TASK BRIEF:
Exclude the pictures, then repeat the remaining data exactly.

DATA SHOWN:

━━━━

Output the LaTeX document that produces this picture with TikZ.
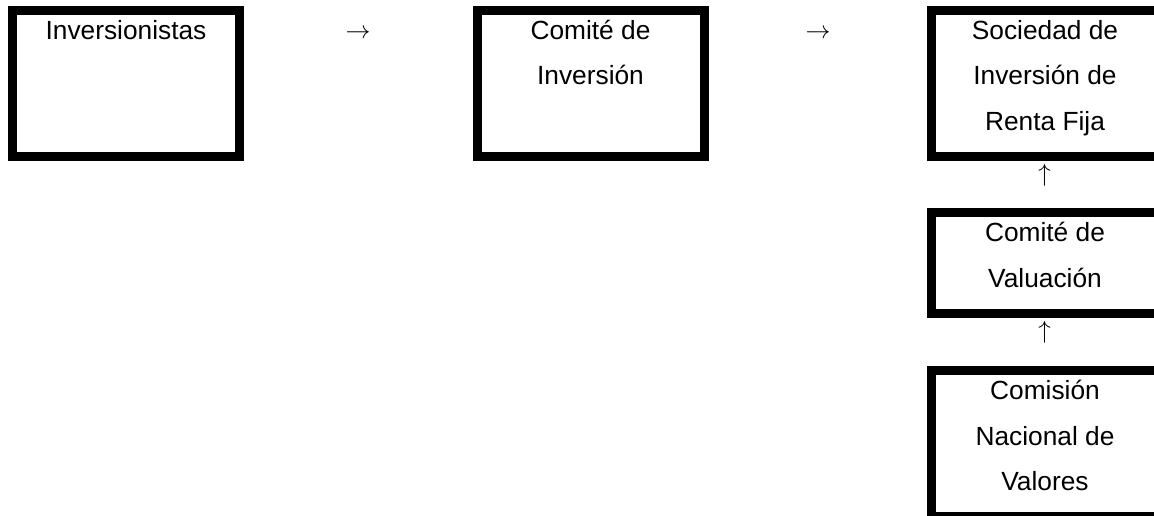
\documentclass[tikz,border=0pt]{standalone}
\usepackage{fontspec}
\setmainfont{Liberation Sans}
\usetikzlibrary{calc}
\begin{document}
\begin{tikzpicture}[x=1pt,y=-1pt,
  boxnode/.style={draw=black, line width=9pt, minimum width=227pt, minimum height=146pt, inner sep=0pt},
  shortbox/.style={boxnode, minimum height=100.7pt},
  lbl/.style={inner sep=0pt, anchor=base, align=center, font=\fontsize{26.3}{45.5}\selectfont},
  glyph/.style={inner sep=0pt, font=\fontsize{26}{30}\selectfont}]
\useasboundingbox (0,0) rectangle (1154,516);
\clip (0,0) rectangle (1154,516);
\node[boxnode] (b1) at (126,83.5) {};
\node[boxnode] (b2) at (590.5,83.5) {};
\node[boxnode] (b3) at (1045,83.5) {};
\node[shortbox] (b4) at (1045,263.2) {};
\node[boxnode] (b5) at (1045,443.5) {};
% base anchor = baseline of the last line; north anchor = outer edge of the border
\node[lbl] (t1) at ($(b1.north)+(0,33.5)$) {Inversionistas};
\node[lbl] (t2) at ($(b2.north)+(0,79)$) {Comité de\\Inversión};
\node[lbl] (t3) at ($(b3.north)+(0,124.5)$) {Sociedad de\\Inversión de\\Renta Fija};
\node[lbl] (t4) at ($(b4.north)+(0,79)$) {Comité de\\Valuación};
\node[lbl] (t5) at ($(b5.north)+(0,124.5)$) {Comisión\\Nacional de\\Valores};
\node[glyph] (a1) at (358,34) {$\rightarrow$};
\node[glyph] (a2) at (818,34) {$\rightarrow$};
\node[glyph] (a3) at (1044.5,175) {$\uparrow$};
\node[glyph] (a4) at (1044.5,332.5) {$\uparrow$};
\end{tikzpicture}
\end{document}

━━━━

SOLUTION TO THIS PROBLEM:
Output the LaTeX document that produces this picture with TikZ.
\documentclass[tikz,border=0pt]{standalone}
\usepackage{fontspec}
\setmainfont{Liberation Sans}
\usetikzlibrary{calc}
\begin{document}
\begin{tikzpicture}[x=1pt,y=-1pt,
  boxnode/.style={draw=black, line width=9pt, minimum width=227pt, minimum height=146pt, inner sep=0pt},
  shortbox/.style={boxnode, minimum height=100.7pt},
  lbl/.style={inner sep=0pt, anchor=base, align=center, font=\fontsize{26.3}{45.5}\selectfont},
  glyph/.style={inner sep=0pt, font=\fontsize{26}{30}\selectfont}]
\useasboundingbox (0,0) rectangle (1154,516);
\clip (0,0) rectangle (1154,516);
\node[boxnode] (b1) at (126,83.5) {};
\node[boxnode] (b2) at (590.5,83.5) {};
\node[boxnode] (b3) at (1045,83.5) {};
\node[shortbox] (b4) at (1045,263.2) {};
\node[boxnode] (b5) at (1045,443.5) {};
% base anchor = baseline of the last line; north anchor = outer edge of the border
\node[lbl] (t1) at ($(b1.north)+(0,33.5)$) {Inversionistas};
\node[lbl] (t2) at ($(b2.north)+(0,79)$) {Comité de\\Inversión};
\node[lbl] (t3) at ($(b3.north)+(0,124.5)$) {Sociedad de\\Inversión de\\Renta Fija};
\node[lbl] (t4) at ($(b4.north)+(0,79)$) {Comité de\\Valuación};
\node[lbl] (t5) at ($(b5.north)+(0,124.5)$) {Comisión\\Nacional de\\Valores};
\node[glyph] (a1) at (358,34) {$\rightarrow$};
\node[glyph] (a2) at (818,34) {$\rightarrow$};
\node[glyph] (a3) at (1044.5,175) {$\uparrow$};
\node[glyph] (a4) at (1044.5,332.5) {$\uparrow$};
\end{tikzpicture}
\end{document}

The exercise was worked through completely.